KINIGUIDE | The service tax changes starting today
KINIGUIDE | As announced under Budget 2024 last year, the service tax rate for a range of goods and services will be increased from six percent to eight percent starting today.
In addition, some goods and services not previously subject to service tax are now being taxed.
There are also exceptions to the increases to help cushion the impact of the revised tax scheme on the most vulnerable.
In this instalment of KiniGuide, we take a quick look at what’s changing, what’s staying, and why are these changes being made.
What is service tax?
Service tax is a tax collected on behalf of the government by businesses for a range of goods and services prescribed under the Service Tax Act 2018, especially (but not limited to) those listed under the Service Tax Regulations 2018 and subsequent amendments to those regulations.
It is not to be confused with the “service charge” imposed by some businesses - particularly restaurants - which is unrelated and does not go to the government.
The Royal Customs Department is responsible for enforcing service tax, including registering businesses required to impose service tax.
Before today’s changes, the service tax rate was six percent except for credit card fees. The latter is an RM25 flat rate per card per year.
What is changing?
Broadly speaking, anything that was already subject to the six percent service tax will be raised to eight percent - with some exceptions.
This includes services provided by hotels, nightclubs, massage parlours, private clubs, golf courses, casinos, digital services such as software and media streaming subscriptions, and domestic electricity usage except for the first 600kWh per month.
The exceptions that get to maintain the old six percent rate cover restaurants, bars, coffee shops and other food and beverage services, telecommunications services, and parking spaces.

Meanwhile, certain businesses that previously did not collect service tax are now required to do so, namely karaoke centres, repair and corrective maintenance services (apart from repair of residential buildings), and brokering and underwriting services (apart from those for medical or life insurance/takaful). The service tax rate for these services is eight percent.
In addition, a six percent service tax is imposed on logistics services with some exemptions. Notably, the delivery of documents, packages, and goods is subject to tax, but the delivery of food and beverages provided by eateries is not.
Traditional and complementary medicine (TCM) practitioners were originally required to collect eight percent service tax, but after some lobbying, they are no longer required to impose the tax at all starting today.
This covers the practitioners of the following services who are registered under the Traditional and Complementary Medicine Act 2016: Malay Traditional Medicine, Chinese Traditional Medicine, Indian Traditional Medicine, Homeopathy, Chiropractic, Osteopathy, and Islamic Medical Practices.

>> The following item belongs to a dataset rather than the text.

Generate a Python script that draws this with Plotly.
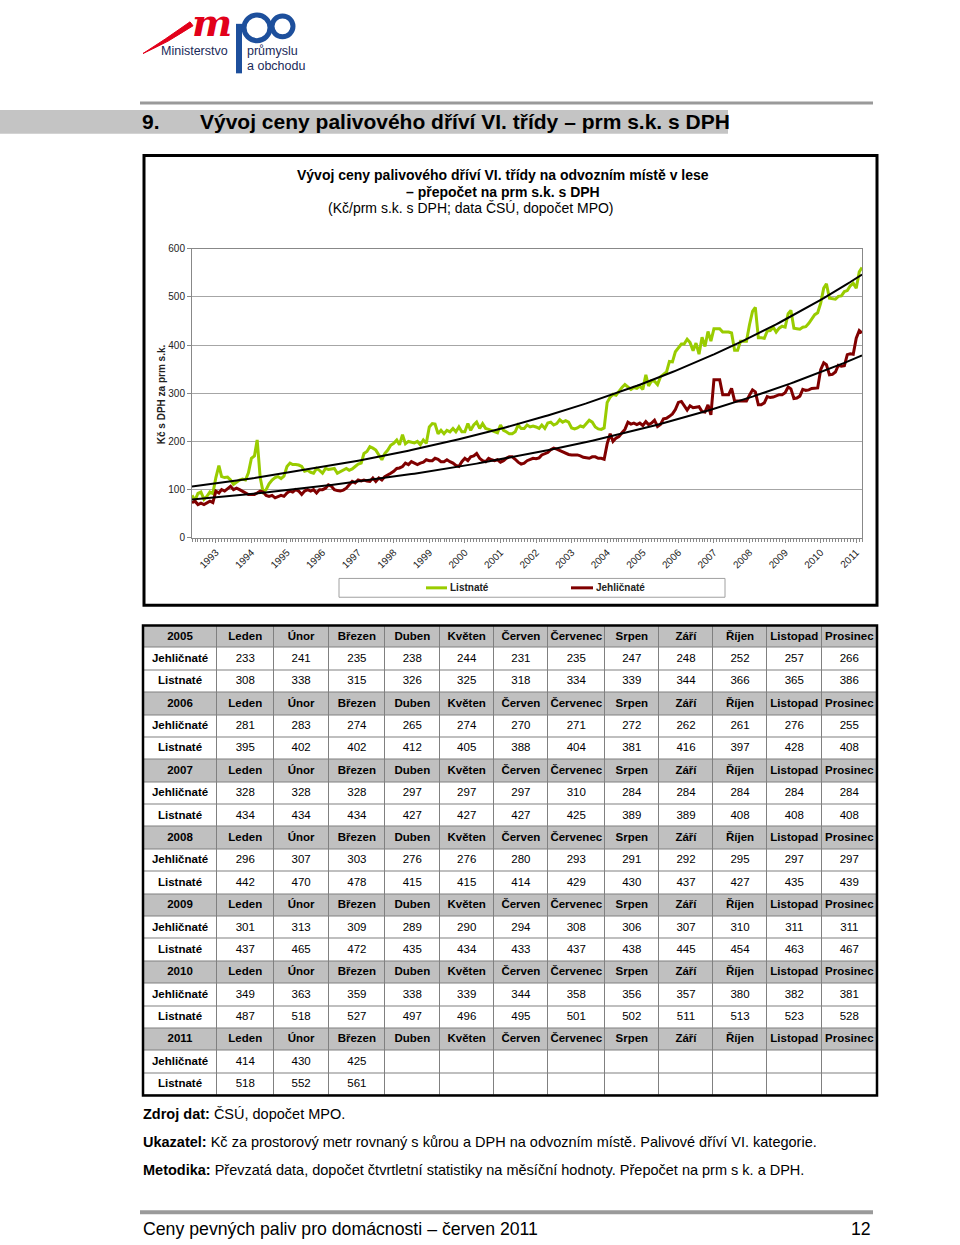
import numpy as np
import pandas as pd
import plotly.graph_objects as go

W, H = 960, 1245
def px(x): return x / W
def py(y): return 1 - y / H

# ---------------- data ----------------
months = ["Leden", "Únor", "Březen", "Duben", "Květen", "Červen", "Červenec",
          "Srpen", "Září", "Říjen", "Listopad", "Prosinec"]
years_axis = list(range(1993, 2012))

# Jehličnaté (monthly, May 1992 .. Dec 2004)
jehl_1992 = [73, 76, 69, 72, 69, 72, 76, 73]
jehl_1993 = [97, 93, 100, 97, 103, 107, 100, 103, 100, 97, 93, 90]
jehl_1994 = [90, 90, 93, 97, 95, 88, 86, 88, 83, 86, 88, 86]
jehl_1995 = [93, 97, 95, 100, 97, 90, 97, 100, 97, 100, 93, 100]
jehl_1996 = [100, 103, 110, 107, 100, 98, 97, 99, 103, 110, 117, 114]
jehl_1997 = [120, 118, 120, 118, 117, 124, 117, 124, 120, 127, 130, 134]
jehl_1998 = [138, 144, 145, 148, 155, 152, 158, 155, 152, 155, 157, 162]
jehl_1999 = [160, 160, 165, 163, 158, 158, 162, 158, 155, 150, 148, 158]
jehl_2000 = [165, 160, 168, 170, 175, 165, 160, 158, 165, 162, 160, 162]
jehl_2001 = [157, 160, 165, 168, 168, 163, 157, 153, 155, 160, 163, 165]
jehl_2002 = [164, 166, 172, 175, 177, 183, 186, 184, 181, 178, 175, 173]
jehl_2003 = [172, 172, 172, 170, 167, 166, 165, 168, 168, 165, 165, 163]
jehl_2004 = [195, 216, 200, 207, 210, 218, 225, 240, 236, 238, 235, 238]
jehl_2005 = [233, 241, 235, 238, 244, 231, 235, 247, 248, 252, 257, 266]
jehl_2006 = [281, 283, 274, 265, 274, 270, 271, 272, 262, 261, 276, 255]
jehl_2007 = [328, 328, 328, 297, 297, 297, 310, 284, 284, 284, 284, 284]
jehl_2008 = [296, 307, 303, 276, 276, 280, 293, 291, 292, 295, 297, 297]
jehl_2009 = [301, 313, 309, 289, 290, 294, 308, 306, 307, 310, 311, 311]
jehl_2010 = [349, 363, 359, 338, 339, 344, 358, 356, 357, 380, 382, 381]
jehl_2011 = [414, 430, 425]

# Listnaté
list_1992 = [88, 78, 92, 95, 80, 86, 95, 92]
list_1993 = [125, 150, 127, 125, 126, 120, 111, 115, 120, 122, 120, 135]
list_1994 = [165, 170, 203, 125, 95, 100, 112, 120, 125, 127, 123, 128]
list_1995 = [148, 155, 152, 152, 151, 148, 138, 140, 136, 134, 144, 140]
list_1996 = [134, 144, 142, 143, 144, 134, 137, 140, 144, 140, 143, 148]
list_1997 = [153, 155, 175, 179, 189, 186, 182, 172, 162, 175, 182, 192]
list_1998 = [196, 203, 193, 214, 195, 200, 198, 197, 200, 193, 203, 196]
list_1999 = [230, 237, 236, 216, 223, 216, 223, 220, 227, 220, 230, 220]
list_2000 = [220, 237, 223, 234, 240, 227, 237, 227, 225, 223, 220, 218]
list_2001 = [234, 223, 220, 216, 216, 220, 234, 227, 227, 234, 230, 232]
list_2002 = [230, 227, 234, 227, 238, 240, 234, 237, 245, 240, 243, 240]
list_2003 = [228, 226, 228, 232, 230, 238, 244, 240, 230, 226, 225, 228]
list_2004 = [281, 292, 298, 296, 305, 312, 318, 312, 308, 312, 310, 315]
list_2005 = [308, 338, 315, 326, 325, 318, 334, 339, 344, 366, 365, 386]
list_2006 = [395, 402, 402, 412, 405, 388, 404, 381, 416, 397, 428, 408]
list_2007 = [434, 434, 434, 427, 427, 427, 425, 389, 389, 408, 408, 408]
list_2008 = [442, 470, 478, 415, 415, 414, 429, 430, 437, 427, 435, 439]
list_2009 = [437, 465, 472, 435, 434, 433, 437, 438, 445, 454, 463, 467]
list_2010 = [487, 518, 527, 497, 496, 495, 501, 502, 511, 513, 523, 528]
list_2011 = [518, 552, 561]

jehl = (jehl_1992 + jehl_1993 + jehl_1994 + jehl_1995 + jehl_1996 + jehl_1997 + jehl_1998
        + jehl_1999 + jehl_2000 + jehl_2001 + jehl_2002 + jehl_2003 + jehl_2004 + jehl_2005
        + jehl_2006 + jehl_2007 + jehl_2008 + jehl_2009 + jehl_2010 + jehl_2011)
listn = (list_1992 + list_1993 + list_1994 + list_1995 + list_1996 + list_1997 + list_1998
         + list_1999 + list_2000 + list_2001 + list_2002 + list_2003 + list_2004 + list_2005
         + list_2006 + list_2007 + list_2008 + list_2009 + list_2010 + list_2011)
dates = pd.date_range("1992-05-01", periods=len(jehl), freq="MS")

table_years = [2005, 2006, 2007, 2008, 2009, 2010, 2011]
table_jehl = [jehl_2005, jehl_2006, jehl_2007, jehl_2008, jehl_2009, jehl_2010, jehl_2011]
table_list = [list_2005, list_2006, list_2007, list_2008, list_2009, list_2010, list_2011]
col_widths = [74, 56.5, 55.2, 56.3, 54.6, 54.2, 54.2, 56.6, 54.4, 54, 54, 54.6, 55.4]

# exponential trend (Excel-like)
def exp_trend(vals):
    t = np.arange(len(vals))
    b, a = np.polyfit(t, np.log(np.array(vals, float)), 1)
    return np.exp(a + b * t)

GREEN = "#99cc00"
RED = "#800000"
SANS = "Liberation Sans, Arial, sans-serif"

fig = go.Figure()
fig.add_trace(go.Scatter(x=dates, y=listn, mode="lines", name="Listnaté",
                         line=dict(color=GREEN, width=3), showlegend=False))
fig.add_trace(go.Scatter(x=dates, y=jehl, mode="lines", name="Jehličnaté",
                         line=dict(color=RED, width=3), showlegend=False))
fig.add_trace(go.Scatter(x=dates, y=exp_trend(listn), mode="lines",
                         line=dict(color="black", width=2), showlegend=False))
fig.add_trace(go.Scatter(x=dates, y=exp_trend(jehl), mode="lines",
                         line=dict(color="black", width=2), showlegend=False))

# ---------------- table (heatmap cells + text on own axes) ----------------
rows, kinds = [], []
for yr, jv, lv in zip(table_years, table_jehl, table_list):
    rows.append([f"<b>{yr}</b>"] + [f"<b>{m}</b>" for m in months]); kinds.append(1)
    rows.append(["<b>Jehličnaté</b>"] + [str(v) for v in jv] + [""] * (12 - len(jv))); kinds.append(0)
    rows.append(["<b>Listnaté</b>"] + [str(v) for v in lv] + [""] * (12 - len(lv))); kinds.append(0)
n_rows, n_cols = len(rows), len(col_widths)
x_edges = np.concatenate([[0], np.cumsum(col_widths)])
x_centers = (x_edges[:-1] + x_edges[1:]) / 2
z = [[k] * n_cols for k in kinds]

fig.add_trace(go.Heatmap(z=z, x=x_edges, y=np.arange(n_rows + 1), xaxis="x2", yaxis="y2",
                         colorscale=[[0, "white"], [1, "#c0c0c0"]], zmin=0, zmax=1,
                         showscale=False, xgap=1, ygap=1, hoverinfo="skip"))
tx, ty, tt = [], [], []
for r, row in enumerate(rows):
    for c, val in enumerate(row):
        if val:
            tx.append(x_centers[c]); ty.append(r + 0.5); tt.append(val)
fig.add_trace(go.Scatter(x=tx, y=ty, text=tt, mode="text", xaxis="x2", yaxis="y2",
                         textfont=dict(family=SANS, size=11.5, color="black"),
                         hoverinfo="skip", showlegend=False))

tab_top, tab_left, tab_right = 625.5, 143, 877
row_h = 22.6
tab_bot = tab_top + row_h * n_rows

# ---------------- layout ----------------
fig.update_layout(
    width=W, height=H, margin=dict(l=0, r=0, t=0, b=0),
    paper_bgcolor="white", plot_bgcolor="white",
    font=dict(family=SANS, size=10, color="#222"),
    xaxis=dict(domain=[px(192), px(862)], type="date",
               range=[dates[0], dates[-1]],
               tickmode="array",
               tickvals=[pd.Timestamp(f"{y}-01-01") for y in years_axis],
               ticktext=[str(y) for y in years_axis],
               tickangle=-45, ticks="outside", ticklen=4, tickcolor="#888",
               minor=dict(tickmode="linear", tick0="1992-05-01", dtick="M1",
                          ticks="outside", ticklen=3, tickcolor="#888", showgrid=False),
               showline=True, linecolor="#888", linewidth=1, mirror=True,
               showgrid=False, zeroline=False,
               tickfont=dict(family=SANS, size=10, color="#222")),
    yaxis=dict(domain=[py(537), py(245)], range=[0, 600], dtick=100,
               showgrid=True, gridcolor="#a6a6a6", gridwidth=1,
               showline=True, linecolor="#888", linewidth=1, mirror=True,
               ticks="outside", ticklen=4, tickcolor="#888", zeroline=False,
               tickfont=dict(family=SANS, size=10, color="#222")),
    xaxis2=dict(domain=[px(tab_left), px(tab_right)], range=[0, x_edges[-1]],
                visible=False, anchor="y2", fixedrange=True),
    yaxis2=dict(domain=[py(tab_bot), py(tab_top)], range=[n_rows, 0],
                visible=False, anchor="x2", fixedrange=True),
)

shapes, ann = [], []
def A(x, y, text, size, xanchor="left", family=SANS, color="black", **kw):
    ann.append(dict(x=px(x), y=py(y), xref="paper", yref="paper", text=text,
                    showarrow=False, xanchor=xanchor, yanchor="middle",
                    font=dict(family=family, size=size, color=color), **kw))

# grid background for table (shows through heatmap gaps)
shapes.append(dict(type="rect", xref="x2", yref="y2", x0=0, x1=x_edges[-1], y0=0, y1=n_rows,
                   fillcolor="#808080", line=dict(width=0), layer="below"))
# table outer frame
shapes.append(dict(type="rect", xref="paper", yref="paper", x0=px(tab_left), x1=px(tab_right),
                   y0=py(tab_bot), y1=py(tab_top), line=dict(color="black", width=2.5)))

# chart frame
shapes.append(dict(type="rect", xref="paper", yref="paper", x0=px(144), x1=px(877),
                   y0=py(605), y1=py(151), line=dict(color="black", width=3)))
# legend box
shapes.append(dict(type="rect", xref="paper", yref="paper", x0=px(339), x1=px(725),
                   y0=py(597), y1=py(578), line=dict(color="#a0a0a0", width=1)))
shapes.append(dict(type="line", xref="paper", yref="paper", x0=px(426), x1=px(447),
                   y0=py(587.5), y1=py(587.5), line=dict(color=GREEN, width=3)))
shapes.append(dict(type="line", xref="paper", yref="paper", x0=px(571), x1=px(593),
                   y0=py(587.5), y1=py(587.5), line=dict(color=RED, width=3)))
A(448, 587.5, "<b>Listnaté</b>", 10, color="#222")
A(594, 587.5, "<b>Jehličnaté</b>", 10, color="#222")
# chart title
A(503, 171, "<b>Vývoj ceny palivového dříví VI. třídy na odvozním místě v lese</b>", 14, "center")
A(503, 188, "<b>– přepočet na prm s.k. s DPH</b>", 14, "center")
A(471, 204, "(Kč/prm s.k. s DPH; data ČSÚ, dopočet MPO)", 14, "center")
# y axis title
A(161, 392, "<b>Kč s DPH za prm s.k.</b>", 10, "center", color="#222", textangle=-90)

# page header
shapes.append(dict(type="line", xref="paper", yref="paper", x0=px(140), x1=px(873),
                   y0=py(98), y1=py(98), line=dict(color="#9a9a9a", width=3)))
shapes.append(dict(type="rect", xref="paper", yref="paper", x0=0, x1=px(728),
                   y0=py(129), y1=py(105), fillcolor="#c4c4c4", line=dict(width=0), layer="below"))
A(140, 117, "<b>9.</b>", 21)
A(198, 117, "<b>Vývoj ceny palivového dříví VI. třídy – prm s.k. s DPH</b>", 21)

# logo (approximation)
shapes.append(dict(type="path", xref="paper", yref="paper",
                   path=f"M {px(143)},{py(48)} Q {px(165)},{py(34)} {px(190)},{py(16)} "
                        f"L {px(193)},{py(20)} Q {px(168)},{py(37)} {px(143)},{py(48)} Z",
                   fillcolor="#e2001a", line=dict(color="#e2001a", width=1)))
A(212, 17, "<b><i>m</i></b>", 38, "center", family="DejaVu Serif, serif", color="#e2001a")
shapes.append(dict(type="rect", xref="paper", yref="paper", x0=px(236), x1=px(242),
                   y0=py(68), y1=py(18), fillcolor="#1d4f9c", line=dict(width=0)))
shapes.append(dict(type="circle", xref="paper", yref="paper", x0=px(244), x1=px(270),
                   y0=py(35), y1=py(9), line=dict(color="#1d4f9c", width=5)))
shapes.append(dict(type="circle", xref="paper", yref="paper", x0=px(272), x1=px(293),
                   y0=py(31), y1=py(10), line=dict(color="#1d4f9c", width=5)))
A(230, 45, "Ministerstvo", 12.5, "right", color="#1a2a5a")
A(245, 45, "průmyslu", 12.5, color="#1a2a5a")
A(245, 61, "a obchodu", 12.5, color="#1a2a5a")

# notes below table
A(141, 1119, "<b>Zdroj dat:</b> ČSÚ, dopočet MPO.", 14.5)
A(141, 1147, "<b>Ukazatel:</b> Kč za prostorový metr rovnaný s kůrou a DPH na odvozním místě. Palivové dříví VI. kategorie.", 14.5)
A(141, 1175, "<b>Metodika:</b> Převzatá data, dopočet čtvrtletní statistiky na měsíční hodnoty. Přepočet na prm s k. a DPH.", 14.5)

# footer
shapes.append(dict(type="line", xref="paper", yref="paper", x0=px(140), x1=px(873),
                   y0=py(1218), y1=py(1218), line=dict(color="#9a9a9a", width=4)))
A(141, 1235, "Ceny pevných paliv pro domácnosti – červen 2011", 17.7)
A(873, 1235, "12", 17.7, "right")

fig.update_layout(shapes=shapes, annotations=ann)
fig.write_html("out.html", config={"displayModeBar": False},
               post_script="document.body.style.margin='0';document.body.style.overflow='hidden';")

There is no change to service tax for credit card fees.
Why are things changing?
The newly revised service tax scheme is part of a broader move by the government to broaden its tax base (which ensures a stable source of government revenue) while rationalising its subsidy programme by ensuring only those who truly need help will receive it.
According to a list of frequently asked questions issued by the Finance Ministry, tax reforms are necessary to improve its services and welfare to the people.
“The change in service tax rate from six percent to eight percent does not involve services that are basic necessities or part of the lifestyle of people in this country.
“For example, frequently used services such as food and beverages, telecommunications, and vehicle parking maintain the six percent service tax rate. This includes the new service (taxable under service tax) namely logistics, which is subject to six percent service tax rate,” it added.

The audit firm Deloitte Malaysia predicted last year that the service tax changes would net the government an additional RM900 million this year.
Apart from the revised service tax, other tax measures under Budget 2024 include a high-value goods tax at a rate of five to 10 percent for goods such as cars, jewellery, and watches above a certain value.
It is expected to come into effect on May 1 and bring in RM700 million a year for the government.
What do critics have to say?
The Malaysian Physiotherapy Association and Private Practitioners Physiotherapy Association have jointly urged the government to exempt their services from service tax as it imposes an unnecessary financial burden on those seeking healthcare treatment.
This is especially the case for patients such as those with cerebral palsy, who would require lifelong treatment, Bernama quoted them as saying.
Meanwhile, the New Straits Times reported that restaurant owners are finding that the tax imposed on commissions for each sale via food delivery platforms is being increased to eight percent.
“The announcement (from the food delivery platform) took us by surprise […] We cannot change our pricing as we are already seeing a downturn in business in the last quarter of 2023,” an unnamed Kuala Lumpur restaurant owner reportedly told the NST.